Dataset extract:
== == ==
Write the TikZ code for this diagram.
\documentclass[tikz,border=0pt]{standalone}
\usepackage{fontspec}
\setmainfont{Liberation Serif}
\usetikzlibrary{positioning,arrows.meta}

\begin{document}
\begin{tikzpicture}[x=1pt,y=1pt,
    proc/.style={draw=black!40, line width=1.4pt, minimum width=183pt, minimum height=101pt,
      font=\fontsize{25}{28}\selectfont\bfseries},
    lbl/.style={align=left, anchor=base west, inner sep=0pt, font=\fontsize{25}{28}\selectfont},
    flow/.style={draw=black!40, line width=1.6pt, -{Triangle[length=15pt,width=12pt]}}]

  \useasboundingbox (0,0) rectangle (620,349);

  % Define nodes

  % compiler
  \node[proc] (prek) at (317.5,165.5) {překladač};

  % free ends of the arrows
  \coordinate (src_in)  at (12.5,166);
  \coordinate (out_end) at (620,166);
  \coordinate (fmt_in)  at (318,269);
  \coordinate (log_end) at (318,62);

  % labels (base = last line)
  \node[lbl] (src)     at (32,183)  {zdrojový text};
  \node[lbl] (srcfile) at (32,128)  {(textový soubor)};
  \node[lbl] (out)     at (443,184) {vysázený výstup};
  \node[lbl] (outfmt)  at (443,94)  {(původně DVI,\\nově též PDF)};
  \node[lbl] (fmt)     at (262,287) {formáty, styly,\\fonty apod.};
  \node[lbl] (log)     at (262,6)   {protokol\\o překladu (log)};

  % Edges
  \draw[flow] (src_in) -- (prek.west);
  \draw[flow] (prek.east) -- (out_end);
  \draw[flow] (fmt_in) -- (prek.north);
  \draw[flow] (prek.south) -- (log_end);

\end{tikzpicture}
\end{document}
== == ==
Task:
Repeat back the data above, exact to the last character.

Correct response:
Write the TikZ code for this diagram.
\documentclass[tikz,border=0pt]{standalone}
\usepackage{fontspec}
\setmainfont{Liberation Serif}
\usetikzlibrary{positioning,arrows.meta}

\begin{document}
\begin{tikzpicture}[x=1pt,y=1pt,
    proc/.style={draw=black!40, line width=1.4pt, minimum width=183pt, minimum height=101pt,
      font=\fontsize{25}{28}\selectfont\bfseries},
    lbl/.style={align=left, anchor=base west, inner sep=0pt, font=\fontsize{25}{28}\selectfont},
    flow/.style={draw=black!40, line width=1.6pt, -{Triangle[length=15pt,width=12pt]}}]

  \useasboundingbox (0,0) rectangle (620,349);

  % Define nodes

  % compiler
  \node[proc] (prek) at (317.5,165.5) {překladač};

  % free ends of the arrows
  \coordinate (src_in)  at (12.5,166);
  \coordinate (out_end) at (620,166);
  \coordinate (fmt_in)  at (318,269);
  \coordinate (log_end) at (318,62);

  % labels (base = last line)
  \node[lbl] (src)     at (32,183)  {zdrojový text};
  \node[lbl] (srcfile) at (32,128)  {(textový soubor)};
  \node[lbl] (out)     at (443,184) {vysázený výstup};
  \node[lbl] (outfmt)  at (443,94)  {(původně DVI,\\nově též PDF)};
  \node[lbl] (fmt)     at (262,287) {formáty, styly,\\fonty apod.};
  \node[lbl] (log)     at (262,6)   {protokol\\o překladu (log)};

  % Edges
  \draw[flow] (src_in) -- (prek.west);
  \draw[flow] (prek.east) -- (out_end);
  \draw[flow] (fmt_in) -- (prek.north);
  \draw[flow] (prek.south) -- (log_end);

\end{tikzpicture}
\end{document}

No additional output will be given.